Contrary to the image bult by the British, the King who ascended the throne at the age of 16 years and reigned from 1798-1815, had completed his cosmic city in 1812 and “remained popular with some of the aristocrats and minor officials in the four Korales which showed British influence but who were not enticed by D’Oyly.” It had been these supporters of the King, author Obeyesekere adds, who participated in the 1817-1818 rebellion against the British.

However, it is acknowledged that D’Oyly had some sympathy for the Kandyan aspirations and hence, when drafting the Treaty, showed his commitment to foster the “Religion of Boodoo”, an idea for which he found little support in the Protestant-dominated Britain.

It had also been mentioned in the hypothesis that D’Oyly, who remained single, might have been gay as suggested by Brendon and Yasmine Gooneratne in their “This Instructable Englishman”. However, while he was serving in the South as a young officer, D’Oyly had been reprimanded by his Home Government for gifting state land to the famed Sinhala poetess Gajaman Nona as requested by her, an episode which had been given a romantic twist by some historians.

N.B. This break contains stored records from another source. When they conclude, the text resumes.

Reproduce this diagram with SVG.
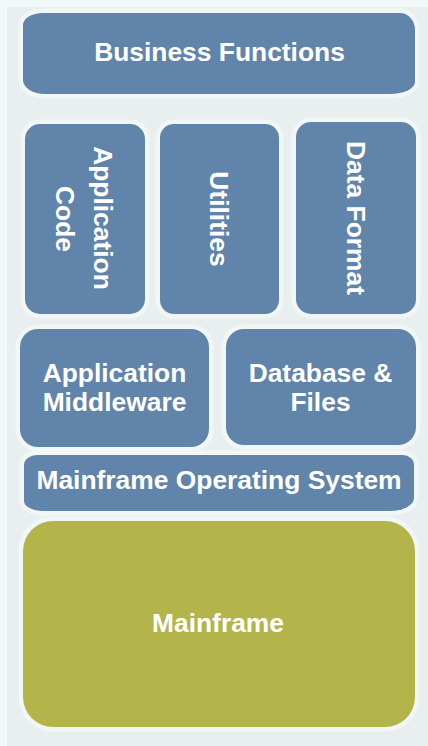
<svg xmlns="http://www.w3.org/2000/svg" width="428" height="746" viewBox="0 0 428 746">
<style>
.blue{fill:#6084aa;stroke:#f1f7f7;stroke-width:9;paint-order:stroke}
.green{fill:#b3b54a;stroke:#f1f7f7;stroke-width:9;paint-order:stroke}
text{font-family:"Liberation Sans",Arial,sans-serif;font-weight:bold;font-size:26.4px;fill:#ffffff;text-anchor:middle}
</style>
<rect x="0" y="0" width="428" height="746" fill="#f3f8f8"/>
<rect x="7" y="7" width="421" height="739" fill="#e9efef"/>
<g id="business-functions">
<path class="blue" d="M43,13 H400 A15,17 0 0 1 415,30 V82 A25,12 0 0 1 390,94 H45 A22,14 0 0 1 23,80 V25 A20,12 0 0 1 43,13 Z"/>
<text x="219.5" y="61">Business Functions</text>
</g>
<g id="application-code">
<rect class="blue" x="25" y="124" width="120" height="190" rx="15"/>
<text transform="translate(93.5,218) rotate(90)">Application</text>
<text transform="translate(55.5,219) rotate(90)">Code</text>
</g>
<g id="utilities">
<rect class="blue" x="160" y="124" width="119" height="190" rx="14"/>
<text transform="translate(209.5,219) rotate(90)">Utilities</text>
</g>
<g id="data-format">
<rect class="blue" x="296" y="122" width="120" height="192" rx="15"/>
<text transform="translate(346.5,218) rotate(90)">Data Format</text>
</g>
<g id="application-middleware">
<rect class="blue" x="20" y="329" width="189" height="118" rx="18"/>
<text x="114.5" y="382">Application</text>
<text x="114.5" y="411">Middleware</text>
</g>
<g id="database-files">
<rect class="blue" x="226" y="329" width="190" height="116" rx="18"/>
<text x="320.5" y="382">Database &amp;</text>
<text x="320.5" y="411">Files</text>
</g>
<g id="mainframe-os">
<path class="blue" d="M37,455 H403 A11,10 0 0 1 414,465 V498 A24,13 0 0 1 390,511 H43 A19,10 0 0 1 24,501 V465 A13,10 0 0 1 37,455 Z"/>
<text x="219" y="489">Mainframe Operating System</text>
</g>
<g id="mainframe">
<rect class="green" x="23" y="521" width="392" height="206" rx="30"/>
<text x="218" y="632">Mainframe</text>
</g>
<g id="connectors"></g>
</svg>
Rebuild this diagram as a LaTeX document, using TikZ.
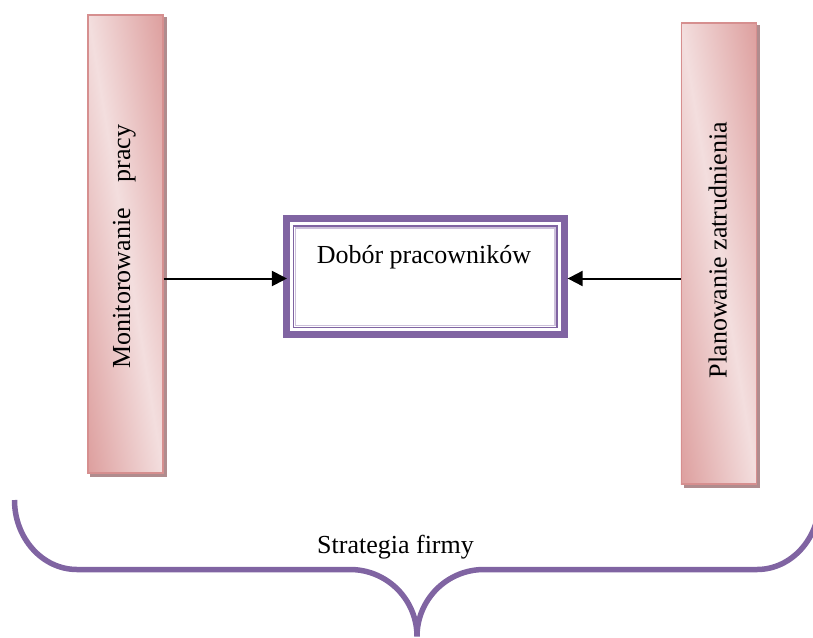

Sir James Mackintosh, a school mate of D’Oyly, while on a visit to then Ceylon in 1810, had “sorrowfully” recorded that D’Oyly had “almost become a native in his habits of life.” D’Oyly never returned to his home country despite repeated requests from his mother to come back and enter matrimony. Finally, in 1817, she had suggested a marriage in Ceylon when his return seemed unlikely.

He, however, settled down in Kandy after the completion of his task, had an untimely death in 1824 at the age of 50 years and was buried at the Garrison Cemetery in Kandy.